How to Read a Datum Symbol on a Drawing
The datum symbol consists of a filled triangle pointing to the datum feature, connected by a leader line to a square frame containing a capital letter (A, B, C, etc.). The choice of letter is arbitrary — A is not necessarily more important than B. Priority is communicated by the order of letters in the tolerance callout, not by the letter itself.
Several specific cases to watch:
Datum on a surface vs. datum on a center axis. When the triangle touches a surface directly, the datum is that surface (a plane). When it touches a dimension line for a cylindrical feature, the datum is the axis of that cylinder. The distinction determines how the feature is simulated during measurement.
Common datums (hyphenated). Two features can share a datum designation, written as A-B. This means both features are treated as a single entity with no priority between them — typically used for two coaxial bores or two parallel pins that together define an axis.
Partial datum surfaces. When only a portion of a surface is used as the datum (shown with a chain line and dimension on the drawing), the inspector must contact only that zone. Seating the full surface when only a partial zone is specified is a measurement error, even if the contact points happen to fall in the correct area.
The Most Common Datum Mistake — and Its Consequences
The most frequent datum error I encounter in practice is this: the engineer specifies a small, lightly machined face as the primary datum because it is convenient geometrically. The machinist seats the part on a large, flat, precisely ground face because it is stable. The inspector uses whichever face is facing up when the part arrives at the CMM.
All three are measuring something different. All three may report a passing result. And the assembled product may still fail at the customer.
"If three people measure the same part and get three different answers, the problem is almost never the measuring instrument. It is almost always the datum." — Quality audit debrief, automotive supplier, Aichi Prefecture, 2017
The solution is not more measurement equipment or tighter tolerances. It is a datum scheme that is physically robust — large, stable, accessible surfaces that can be consistently simulated in the fixture, in the machine, and on the CMM plate. A datum that is geometrically elegant but practically impossible to repeat is worse than no datum at all.
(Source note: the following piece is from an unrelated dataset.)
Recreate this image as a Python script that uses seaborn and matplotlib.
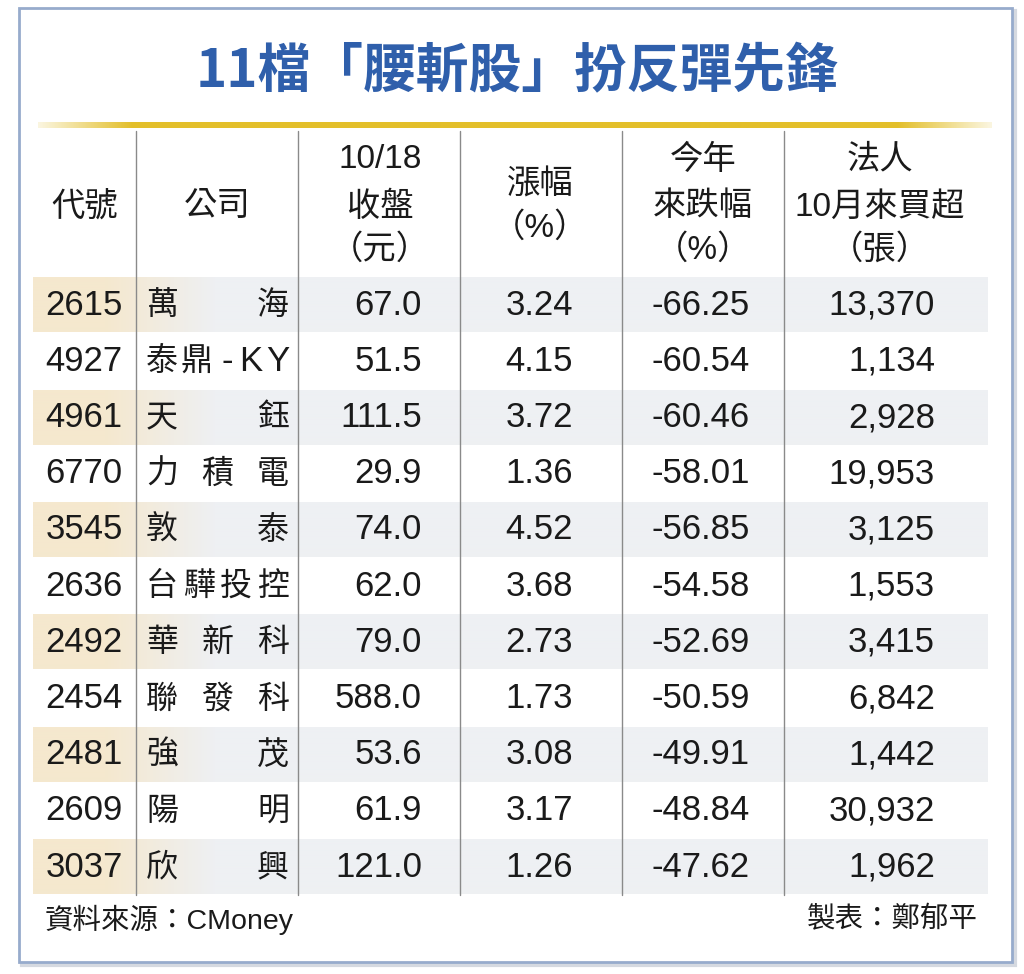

Practical Checklist Before You Finalize Any Datum Scheme
Before releasing a drawing with geometric tolerances, ask these questions about each datum:
1. Can it be physically contacted? Is the datum surface accessible in both the machining fixture and the inspection fixture? If the surface is internal or surrounded by other features, it may be impossible to seat correctly.
2. Is it stable? A primary datum must seat on three points without rocking. A small, curved, or thin face is a poor primary datum. A large, flat, rigid face is a good one.
3. Does it reflect the functional intent? The datum should be the surface that determines how the part mates in the assembly. If a face bolts directly to a mating part, it should be the datum — not a conveniently accessible but functionally irrelevant face on the opposite side.
4. Is it consistent across design, manufacturing, and inspection? Walk the datum through every process step. If the manufacturing team will use a different reference surface because the design datum is inaccessible in the fixture, the drawing is incomplete regardless of what the symbols say.